What you should do :: Exactly the lines from the line holding "Output the Python" to the line holding "2.1, -2.6, -4.3, -1.3, 10.3, 3.1, -0.2]", both lines included, are to be echoed; pictures are not.

Exercise material ::
>> Begin
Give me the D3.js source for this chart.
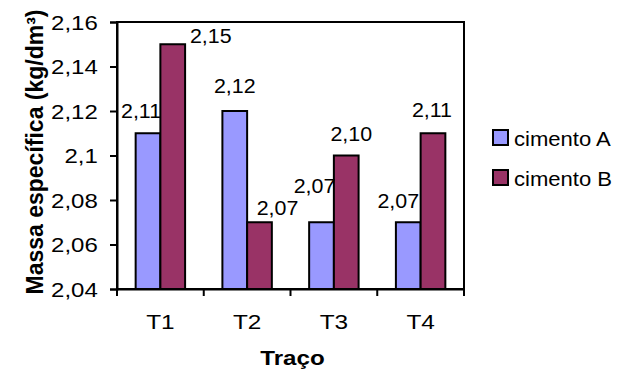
<!DOCTYPE html>
<html><head><meta charset="utf-8">
<script src="https://cdn.jsdelivr.net/npm/d3@7"></script>
<style>body{margin:0;background:#fff}svg{display:block}text{font-family:"Liberation Sans",Arial,sans-serif;fill:#000}</style>
</head><body><svg id="c" width="624" height="383"></svg>
<script>
const categories = ["T1", "T2", "T3", "T4"];
const seriesNames = ["cimento A", "cimento B"];
const cimentoA = [2.11, 2.12, 2.07, 2.07];
const cimentoB = [2.15, 2.07, 2.10, 2.11];
const yTicks = [2.04, 2.06, 2.08, 2.10, 2.12, 2.14, 2.16];
const yTitle = "Massa específica (kg/dm³)";
const xTitle = "Traço";

const colors = ["#9999FF", "#993366"];
const series = [cimentoA, cimentoB];
// label nudges (layout only) [dx, dy] relative to bar top-center
const labelNudge = [[[-7,-15],[38,-1]],[[0,-18],[18,-7]],[[-7,-29],[5,-15]],[[-10,-14],[-1,-16]]];

const svg = d3.select("#c");
const L = 117, R = 464, T = 22, B = 289;
const x = d3.scaleBand().domain(categories).range([L, R]).padding(0);
const xs = d3.scaleBand().domain(seriesNames).range([x.bandwidth()*0.215, x.bandwidth()*0.785]).padding(0);
const y = d3.scaleLinear().domain([2.04, 2.16]).range([B, T]);
const fmt = v => d3.format(".2f")(v).replace(".", ",");
const tickFmt = v => String(+v.toFixed(2)).replace(".", ",");
const FF = '"Liberation Sans",Arial,sans-serif';

function stretchedText(px, py, sx, str, size, anchor, weight) {
  return svg.append("text").attr("transform", `translate(${px},${py}) scale(${sx},1)`)
    .attr("text-anchor", anchor || "start").style("font-size", size + "px")
    .style("font-weight", weight || "normal").text(str);
}

// bars
categories.forEach((c, i) => {
  series.forEach((s, j) => {
    svg.append("rect")
      .attr("x", x(c) + xs(seriesNames[j]))
      .attr("y", y(s[i]))
      .attr("width", xs.bandwidth())
      .attr("height", y(2.04) - y(s[i]))
      .attr("fill", colors[j]).attr("stroke", "#000").attr("stroke-width", 2);
  });
});

// frame
svg.append("rect").attr("x", L).attr("y", T).attr("width", R-L).attr("height", B-T)
  .attr("fill", "none").attr("stroke", "#000").attr("stroke-width", 2);

// y axis
const ya = svg.append("g").attr("transform", `translate(${L},0)`)
  .call(d3.axisLeft(y).tickValues(yTicks).tickSize(7).tickPadding(9).tickFormat(tickFmt));
ya.select(".domain").attr("stroke-width", 2);
ya.selectAll(".tick line").attr("stroke-width", 2);
ya.selectAll(".tick text").style("font-size", "20px").style("font-family", FF)
  .attr("dy", "0.36em").attr("fill", "#000").attr("transform", "scale(1.2,1)");

// x axis
const xa = svg.append("g").attr("transform", `translate(0,${B})`)
  .call(d3.axisBottom(x).tickSize(0).tickPadding(26));
xa.select(".domain").attr("stroke-width", 2);
xa.selectAll(".tick text").style("font-size", "20px").style("font-family", FF).attr("fill", "#000")
  .attr("transform", "scale(1.22,1)");
// boundary tick marks
const bounds = categories.map(c => x(c)).concat([x(categories[categories.length-1]) + x.bandwidth()]);
svg.selectAll(".xb").data(bounds).enter().append("line")
  .attr("x1", d => d).attr("x2", d => d).attr("y1", B).attr("y2", B + 7)
  .attr("stroke", "#000").attr("stroke-width", 2);

// value labels
categories.forEach((c, i) => {
  series.forEach((s, j) => {
    const cx = x(c) + xs(seriesNames[j]) + xs.bandwidth()/2;
    stretchedText(cx + labelNudge[i][j][0], y(s[i]) + labelNudge[i][j][1], 1.07, fmt(s[i]), 20, "middle");
  });
});

// titles
stretchedText((L+R)/2 + 2, 365, 1.15, xTitle, 21, "middle", "bold");
svg.append("text").attr("transform", `translate(43,${(8+296)/2}) rotate(-90)`).attr("text-anchor", "middle")
  .style("font-size", "23px").style("font-weight", "bold").text(yTitle);

// legend
seriesNames.forEach((n, j) => {
  const ly = 130 + j*40;
  svg.append("rect").attr("x", 493).attr("y", ly).attr("width", 15).attr("height", 15)
    .attr("fill", colors[j]).attr("stroke", "#000").attr("stroke-width", 2);
  stretchedText(514, ly + 16, 1.05, n, 21);
});
</script></body></html>
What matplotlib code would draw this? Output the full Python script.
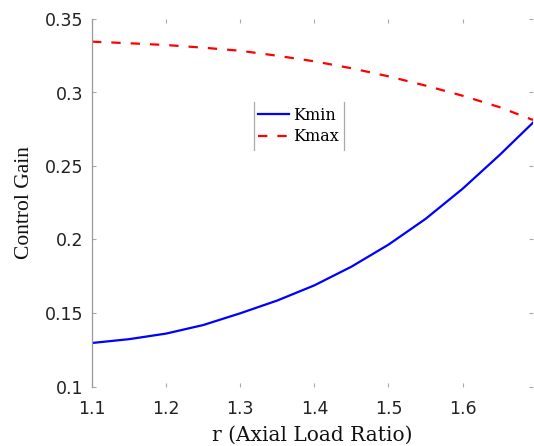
import matplotlib
matplotlib.use("Agg")
import matplotlib.pyplot as plt
from matplotlib.lines import Line2D

r = [1.10, 1.15, 1.20, 1.25, 1.30, 1.35, 1.40, 1.45, 1.50, 1.55, 1.60, 1.65, 1.695]
kmin = [0.1296, 0.1322, 0.1360, 0.1418, 0.1498, 0.1585, 0.1688, 0.1815,
        0.1965, 0.2140, 0.2345, 0.2575, 0.2795]
kmax = [0.3346, 0.3335, 0.3323, 0.3305, 0.3284, 0.3250, 0.3212, 0.3165,
        0.3110, 0.3047, 0.2978, 0.2900, 0.2813]
xticks = [1.1, 1.2, 1.3, 1.4, 1.5, 1.6]
xticklabels = ["1.1", "1.2", "1.3", "1.4", "1.5", "1.6"]
yticks = [0.1, 0.15, 0.2, 0.25, 0.3, 0.35]
yticklabels = ["0.1", "0.15", "0.2", "0.25", "0.3", "0.35"]

fig = plt.figure(figsize=(5.34, 4.46), dpi=100)
ax = fig.add_axes([92/534, 59.5/446, 441/534, 367.5/446])

ax.plot(r, kmin, color="#0000ff", lw=1.6, label="Kmin")
ax.plot(r, kmax, color="#ff0000", lw=1.6, dashes=(4.2, 4.5), label="Kmax")

ax.set_xlim(1.1, 1.695)
ax.set_ylim(0.1, 0.35)
ax.set_xticks(xticks)
ax.set_xticklabels(xticklabels)
ax.set_yticks(yticks)
ax.set_yticklabels(yticklabels)

for side in ["top", "right", "bottom"]:
    ax.spines[side].set_visible(False)
ax.spines["left"].set_color("#999999")
ax.spines["left"].set_linewidth(0.9)

ax.tick_params(direction="in", length=3, width=0.8, color="#aaaaaa",
               top=True, right=True, labelsize=12.5, labelcolor="#222222")
ax.tick_params(axis="x", pad=10)
ax.tick_params(axis="y", pad=6)

ax.set_xlabel("r (Axial Load Ratio)", family="DejaVu Serif", fontsize=14.5,
              color="#111111", labelpad=5)
ax.set_ylabel("Control Gain", family="Liberation Serif", fontsize=15.5,
              color="#111111", labelpad=8)

leg = ax.legend(loc="center", bbox_to_anchor=(0.469, 0.709), frameon=False,
                handlelength=1.9, handletextpad=0.3, labelspacing=0.3,
                borderpad=0.3, prop={"family": "DejaVu Serif", "size": 11.5})

fig.canvas.draw()
bb = leg.get_window_extent().transformed(fig.transFigure.inverted())
for xe in (bb.x0, bb.x1):
    fig.add_artist(Line2D([xe, xe], [bb.y0, bb.y1], transform=fig.transFigure,
                          color="#aaaaaa", lw=0.9))

fig.savefig("out.png", dpi=100)
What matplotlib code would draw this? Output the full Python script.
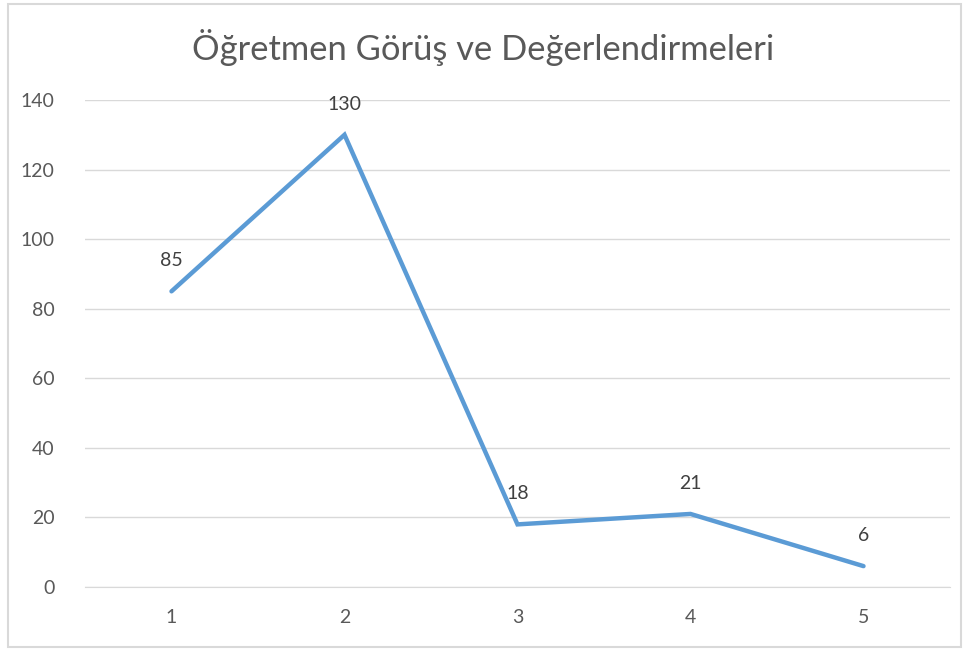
import matplotlib.pyplot as plt
from matplotlib.patches import Rectangle

# chart data
categories = ["1", "2", "3", "4", "5"]
values = [85, 130, 18, 21, 6]
yticks = [0, 20, 40, 60, 80, 100, 120, 140]
title = "Öğretmen Görüş ve Değerlendirmeleri"

plt.rcParams['font.family'] = ['Lato', 'DejaVu Sans']

W, H = 967, 651
fig = plt.figure(figsize=(W / 100, H / 100), dpi=100)
ax = fig.add_axes([85 / W, (H - 587) / H, (950 - 85) / W, (587 - 100) / H])

# outer chart border
fig.patches.append(Rectangle((8 / W, 4 / H), (961 - 8) / W, (647 - 4) / H,
                             transform=fig.transFigure, fill=False,
                             edgecolor='#d9d9d9', linewidth=1.5))

x = list(range(1, len(values) + 1))
ax.plot(x, values, color='#5b9bd5', linewidth=3.2, solid_capstyle='round',
        solid_joinstyle='miter', zorder=3)
for xi, v in zip(x, values):
    ax.annotate(str(v), (xi, v), xytext=(0, 16), textcoords='offset points',
                ha='center', va='bottom', fontsize=14, color='#404040')

ax.set_xlim(0.5, len(values) + 0.5)
ax.set_ylim(0, 140)
ax.set_xticks(x)
ax.set_xticklabels(categories)
ax.set_yticks(yticks)
ax.grid(axis='y', color='#d9d9d9', linewidth=1)
ax.set_axisbelow(True)
for s in ['top', 'right', 'left']:
    ax.spines[s].set_visible(False)
ax.spines['bottom'].set_color('#d9d9d9')
ax.tick_params(length=0, labelsize=14, labelcolor='#595959')
ax.tick_params(axis='y', pad=22)
ax.tick_params(axis='x', pad=16)

fig.text(0.5, (H - 47) / H, title, ha='center', va='center', fontsize=24.8,
         color='#595959')

fig.savefig('out.png', dpi=100)
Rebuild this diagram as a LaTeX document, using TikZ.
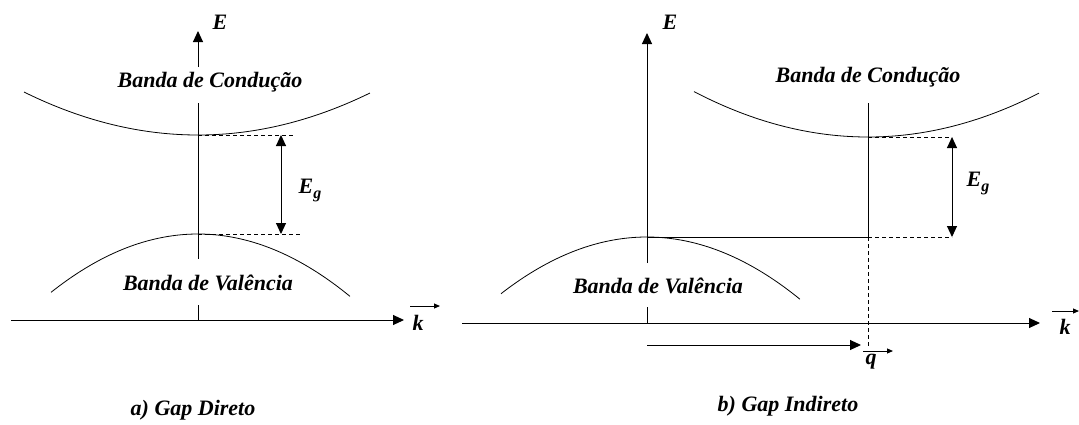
\documentclass[tikz,border=0pt]{standalone}
\usepackage{fontspec}
\setmainfont{Liberation Serif}
\usetikzlibrary{arrows.meta}
\begin{document}
\begin{tikzpicture}[x=1pt,y=-1pt,
  font=\fontsize{22}{24}\selectfont\bfseries\itshape,
  axisline/.style={line width=1pt},
  axis/.style={line width=1pt,-{Triangle[length=11pt,width=10pt]}},
  band/.style={line width=0.8pt},
  guide/.style={line width=0.9pt,dash pattern=on 4pt off 3pt},
  gaparrow/.style={line width=1pt,{Triangle[length=11pt,width=10pt]}-{Triangle[length=11pt,width=10pt]}},
  vecarrow/.style={line width=1pt,-{Triangle[length=6pt,width=5pt]}},
  lbl/.style={inner sep=0pt}]
\useasboundingbox (0,0) rectangle (1079,424);

% ---------- a) Gap Direto ----------
\coordinate (LO) at (198,320);
\coordinate (Lks) at (11,320);
\coordinate (Lke) at (404,320);
\draw[axis] (Lks) -- (Lke);
\coordinate (LEtip) at (198,31);
\coordinate (LEa) at (198,67);
\draw[axis] (LEa) -- (LEtip);
\coordinate (LEb) at (198,103);
\coordinate (LEc) at (198,259);
\draw[axisline] (LEb) -- (LEc);
\coordinate (LEd) at (198,305);
\draw[axisline] (LEd) -- (LO);
\draw[band] plot[domain=-1.74:1.72,samples=80] ({198+100*\x},{135-14.2*\x*\x});
\draw[band] plot[domain=-1.47:1.52,samples=80] ({198+100*\x},{234+27*\x*\x});
\coordinate (Lcb) at (198,135);
\coordinate (LcbR) at (293,135);
\coordinate (Lvb) at (198,234);
\coordinate (LvbR) at (300,234);
\draw[guide] (Lcb) -- (LcbR);
\draw[guide] (Lvb) -- (LvbR);
\coordinate (LgT) at (281,135);
\coordinate (LgB) at (281,234);
\draw[gaparrow] (LgT) -- (LgB);
\node[lbl] (LE) at (220,22) {E};
\node[lbl] (LEg) at (310,190) {E\raisebox{-5pt}{\fontsize{16}{16}\selectfont g}};
\node[lbl] (Lcond) at (210,82) {Banda de Condução};
\node[lbl] (Lval) at (208,283) {Banda de Valência};
\node[lbl] (Lk) at (418,323) {k};
\coordinate (Lkv1) at (410,306);
\coordinate (Lkv2) at (440,306);
\draw[vecarrow] (Lkv1) -- (Lkv2);
\node[lbl] (Lcap) at (193,410) {a) Gap Direto};

% ---------- b) Gap Indireto ----------
\coordinate (RO) at (647,323);
\coordinate (Rks) at (462,323);
\coordinate (Rke) at (1040,323);
\draw[axis] (Rks) -- (Rke);
\coordinate (REtip) at (647,33);
\coordinate (REa) at (647,263);
\draw[axis] (REa) -- (REtip);
\coordinate (REd) at (647,307);
\draw[axisline] (REd) -- (RO);
\draw[band] plot[domain=-1.74:1.71,samples=80] ({868+100*\x},{137-15*\x*\x});
\draw[band] plot[domain=-1.46:1.53,samples=80] ({647+100*\x},{237+26.6*\x*\x});
\coordinate (Rtop) at (868,103);
\coordinate (Rcb) at (868,137);
\coordinate (Rc) at (868,237);
\coordinate (Rvb) at (647,237);
\coordinate (Rbot) at (868,348);
\draw[axisline] (Rtop) -- (Rc);
\draw[axisline] (Rvb) -- (Rc);
\coordinate (RcbR) at (952,137);
\coordinate (RcR) at (952,237);
\draw[guide] (Rcb) -- (RcbR);
\draw[guide] (Rc) -- (RcR);
\draw[guide] (Rc) -- (Rbot);
\draw[gaparrow] (RcbR) -- (RcR);
\coordinate (Rq1) at (647,345);
\coordinate (Rq2) at (861,345);
\draw[axis] (Rq1) -- (Rq2);
\coordinate (Rqv1) at (863,351);
\coordinate (Rqv2) at (893,351);
\draw[vecarrow] (Rqv1) -- (Rqv2);
\node[lbl] (Rq) at (871,362) {q};
\node[lbl] (RE) at (670,22) {E};
\node[lbl] (REg) at (978,183) {E\raisebox{-5pt}{\fontsize{16}{16}\selectfont g}};
\node[lbl] (Rcond) at (868,77) {Banda de Condução};
\node[lbl] (Rval) at (658,286) {Banda de Valência};
\node[lbl] (Rk) at (1065,327) {k};
\coordinate (Rkv1) at (1052,311);
\coordinate (Rkv2) at (1079,311);
\draw[vecarrow] (Rkv1) -- (Rkv2);
\node[lbl] (Rcap) at (788,406) {b) Gap Indireto};
\end{tikzpicture}
\end{document}
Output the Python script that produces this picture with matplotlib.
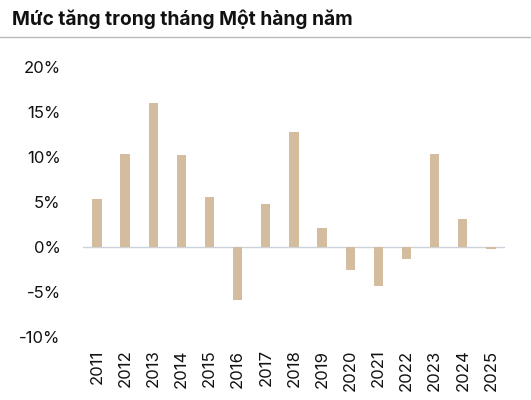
import matplotlib.pyplot as plt
from matplotlib.ticker import FuncFormatter
from matplotlib.lines import Line2D

plt.rcParams['font.family'] = ['Inter', 'DejaVu Sans']

nam = ['2011', '2012', '2013', '2014', '2015', '2016', '2017', '2018',
       '2019', '2020', '2021', '2022', '2023', '2024', '2025']
muc_tang = [5.3, 10.3, 16.0, 10.2, 5.6, -5.9, 4.8, 12.8,
            2.1, -2.6, -4.3, -1.3, 10.3, 3.1, -0.2]

fig = plt.figure(figsize=(5.31, 4), dpi=100)
ax = fig.add_axes([0.156, 0.1575, 0.795, 0.675])

ax.bar(range(len(nam)), muc_tang, width=0.33, color='#D4BD9E', zorder=2)
ax.axhline(0, color='#CDD2DA', linewidth=1, zorder=1)

ax.set_ylim(-10, 20)
ax.set_xlim(-0.5, len(nam) - 0.5)
ax.set_yticks([-10, -5, 0, 5, 10, 15, 20])
ax.yaxis.set_major_formatter(FuncFormatter(lambda v, p: f'{v:.0f}%'))
ax.set_xticks(range(len(nam)))
ax.set_xticklabels(nam, rotation=90)
ax.tick_params(axis='both', length=0, labelsize=12, colors='#111111')
ax.tick_params(axis='y', pad=16)
ax.tick_params(axis='x', pad=9)
for s in ax.spines.values():
    s.set_visible(False)

fig.text(0.022, 0.952, 'Mức tăng trong tháng Một hàng năm', fontsize=13.8,
         fontweight='bold', color='#111111', va='center')
fig.add_artist(Line2D([0, 1], [0.907, 0.907], color='#BBBBBB', linewidth=1,
                      transform=fig.transFigure))

fig.savefig('out.png', dpi=100)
>> End
Full answer ::
Output the Python script that produces this picture with matplotlib.
import matplotlib.pyplot as plt
from matplotlib.ticker import FuncFormatter
from matplotlib.lines import Line2D

plt.rcParams['font.family'] = ['Inter', 'DejaVu Sans']

nam = ['2011', '2012', '2013', '2014', '2015', '2016', '2017', '2018',
       '2019', '2020', '2021', '2022', '2023', '2024', '2025']
muc_tang = [5.3, 10.3, 16.0, 10.2, 5.6, -5.9, 4.8, 12.8,
            2.1, -2.6, -4.3, -1.3, 10.3, 3.1, -0.2]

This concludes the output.